By signing below, Briggs acknowledges that he has personally read this Disposition Agreement, that it is a public document, and that he agrees to all of the terms and conditions therein.

STATE ETHICS COMMISSION

//signed//                               3/13/13         
Sherman E. Briggs, Jr.         Date                       

//signed//                               5/2/13
Karen L. Nober   
Executive Director



[1] "Participate" means to participate in agency action or in a particular matter personally and substantially as a state, county or municipal employee, through approval, disapproval, decision, recommendation, the rendering of advice, investigation or otherwise.

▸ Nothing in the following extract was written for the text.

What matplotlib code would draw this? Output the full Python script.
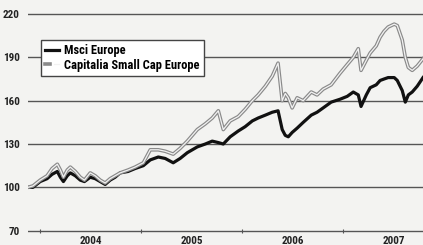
import pandas as pd
import matplotlib
matplotlib.use("Agg")
import matplotlib.pyplot as plt
import matplotlib.dates as mdates
from matplotlib import font_manager
from matplotlib.legend_handler import HandlerTuple

fechas = ["2003-11-18", "2003-12-06", "2004-01-01", "2004-01-26", "2004-02-13",
          "2004-03-03", "2004-03-14", "2004-03-25", "2004-04-08", "2004-04-19",
          "2004-05-07", "2004-05-25", "2004-06-09", "2004-06-30", "2004-07-18",
          "2004-08-05", "2004-08-23", "2004-09-10", "2004-09-28", "2004-10-16",
          "2004-11-14", "2004-12-09", "2005-01-08", "2005-02-02", "2005-03-03",
          "2005-03-28", "2005-04-26", "2005-05-21", "2005-06-16", "2005-07-22",
          "2005-08-20", "2005-09-14", "2005-10-06", "2005-10-24", "2005-11-18",
          "2005-12-17", "2006-01-11", "2006-02-06", "2006-02-27", "2006-03-25",
          "2006-04-19", "2006-05-10", "2006-05-25", "2006-06-05", "2006-06-16",
          "2006-06-30", "2006-07-18", "2006-08-09", "2006-09-07", "2006-09-28",
          "2006-10-20", "2006-11-18", "2006-12-20", "2007-01-15", "2007-02-06",
          "2007-02-24", "2007-03-06", "2007-03-25", "2007-04-08", "2007-04-30",
          "2007-05-14", "2007-05-28", "2007-06-12", "2007-07-04", "2007-07-15",
          "2007-08-02", "2007-08-13", "2007-08-24", "2007-09-07", "2007-09-25",
          "2007-10-16"]

capitalia = [100, 101, 105, 108, 113, 116, 112, 107, 112, 114,
             111, 107, 105, 110, 108, 105, 103, 106, 108, 110,
             112, 114, 117, 126, 126, 125, 123, 127, 132, 140,
             144, 148, 153, 140, 146, 149, 154, 160, 164, 170,
             177, 186, 160, 165, 162, 155, 162, 160, 166, 164,
             168, 171, 179, 185, 190, 196, 181, 188, 193, 198,
             204, 208, 211, 213, 212, 202, 190, 183, 181, 184,
             189]

msci = [100, 100, 104, 106, 109, 111, 107, 104, 108, 110,
        108, 105, 104, 107, 106, 104, 102, 105, 107, 110,
        111, 113, 115, 119, 121, 120, 117, 120, 124, 128,
        130, 132, 131, 130, 135, 139, 142, 146, 148, 150,
        152, 153, 140, 136, 135, 138, 141, 145, 150, 152,
        155, 159, 161, 163, 166, 164, 156, 164, 169, 171,
        174, 175, 176, 176, 174, 167, 159, 164, 166, 170,
        176]

anios = ["2004", "2005", "2006", "2007"]
valores_y = [70, 100, 130, 160, 190, 220]

# buscar una fuente estrecha (condensed) si hay alguna instalada
fuente_estrecha = None
estirar = "normal"
for f in font_manager.fontManager.ttflist:
    if f.name in ("Liberation Sans Narrow", "DejaVu Sans Condensed", "Roboto Condensed",
                  "Noto Sans Condensed", "Open Sans Condensed"):
        fuente_estrecha = f.name
        break
if fuente_estrecha is None:
    for f in font_manager.fontManager.ttflist:
        if f.name in ("Noto Sans", "Open Sans", "Roboto") and f.stretch in ("condensed", "semi-condensed", 75, 87.5, 100 - 25):
            fuente_estrecha = f.name
            estirar = "condensed"
            break

if fuente_estrecha is None:
    fuente = ["Liberation Sans", "DejaVu Sans"]
    escala = 0.84
else:
    fuente = [fuente_estrecha, "DejaVu Sans"]
    escala = 1.0

plt.rcParams["font.family"] = fuente
plt.rcParams["font.weight"] = "bold"
plt.rcParams["font.stretch"] = estirar

x = pd.to_datetime(fechas)

fig = plt.figure(figsize=(4.23, 2.45), dpi=100)
fig.patch.set_facecolor("#f3f3f1")
ax = fig.add_axes([28 / 423, 1 - 235 / 245, 1 - 28 / 423, (235 - 9.7) / 245])
ax.set_facecolor("#f3f3f1")

linea_msci, = ax.plot(x, msci, color="#111111", lw=2.3, zorder=3)
gris_ext, = ax.plot(x, capitalia, color="#8a8a8a", lw=2.6, zorder=4)
gris_int, = ax.plot(x, capitalia, color="#f2f2f2", lw=0.9, zorder=5)

ax.set_ylim(67, 223)
ax.set_xlim(pd.Timestamp("2003-11-18"), pd.Timestamp("2007-10-16"))
ax.set_yticks(valores_y)
ax.set_yticklabels([str(v) for v in valores_y])
ax.grid(axis="y", color="#555555", lw=1.0)
ax.set_axisbelow(True)
for s in ax.spines.values():
    s.set_visible(False)
ax.tick_params(axis="y", length=0, pad=6, labelsize=8 * escala, colors="#222222")

# ticks de año sobre la linea de 70, etiquetas a mitad de año
ax.xaxis.set_major_locator(mdates.YearLocator())
ax.xaxis.set_major_formatter(plt.NullFormatter())
ax.xaxis.set_minor_locator(mdates.MonthLocator(bymonth=7, bymonthday=1))
ax.xaxis.set_minor_formatter(plt.FixedFormatter(anios))
ax.spines["bottom"].set_position(("data", 70))
ax.tick_params(axis="x", which="major", length=3, direction="inout", color="#555555", pad=0)
ax.tick_params(axis="x", which="minor", length=0, pad=4, labelsize=8 * escala, colors="#222222")

leg = ax.legend([linea_msci, (gris_ext, gris_int)],
                ["Msci Europe", "Capitalia Small Cap Europe"],
                handler_map={tuple: HandlerTuple(ndivide=None)},
                loc="upper left", bbox_to_anchor=(41 / 423, 1 - 40 / 245),
                bbox_transform=fig.transFigure, borderaxespad=0,
                fancybox=False, framealpha=1, edgecolor="#444444",
                facecolor="white", fontsize=9 * escala, handlelength=1.1,
                handletextpad=0.4, labelspacing=0.1, borderpad=0.35)
leg.get_frame().set_linewidth(1.0)
leg.set_zorder(10)

fig.savefig("out.png", dpi=100, facecolor=fig.get_facecolor())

G.L. c. 268A, § 1(j).

[2] "Particular matter" means any judicial or other proceeding, application, submission, request for a ruling or other determination, contract, claim, controversy, charge, accusation, arrest, decision, determination, finding, but excluding enactment of general legislation by the general court and petitions of cities, towns, counties and districts for special laws related to their governmental organizations, powers, duties, finances and property. G.L. c. 268A, § I(k).

[3] “Financial interest” means any economic interest of a particular individual that is not shared with a substantial segment of the population of the municipality. See Graham v. McGrail, 370 Mass. 133 (1976). This definition has embraced private interests, which are direct, immediate or reasonably foreseeable.  See EC-COI-84-98.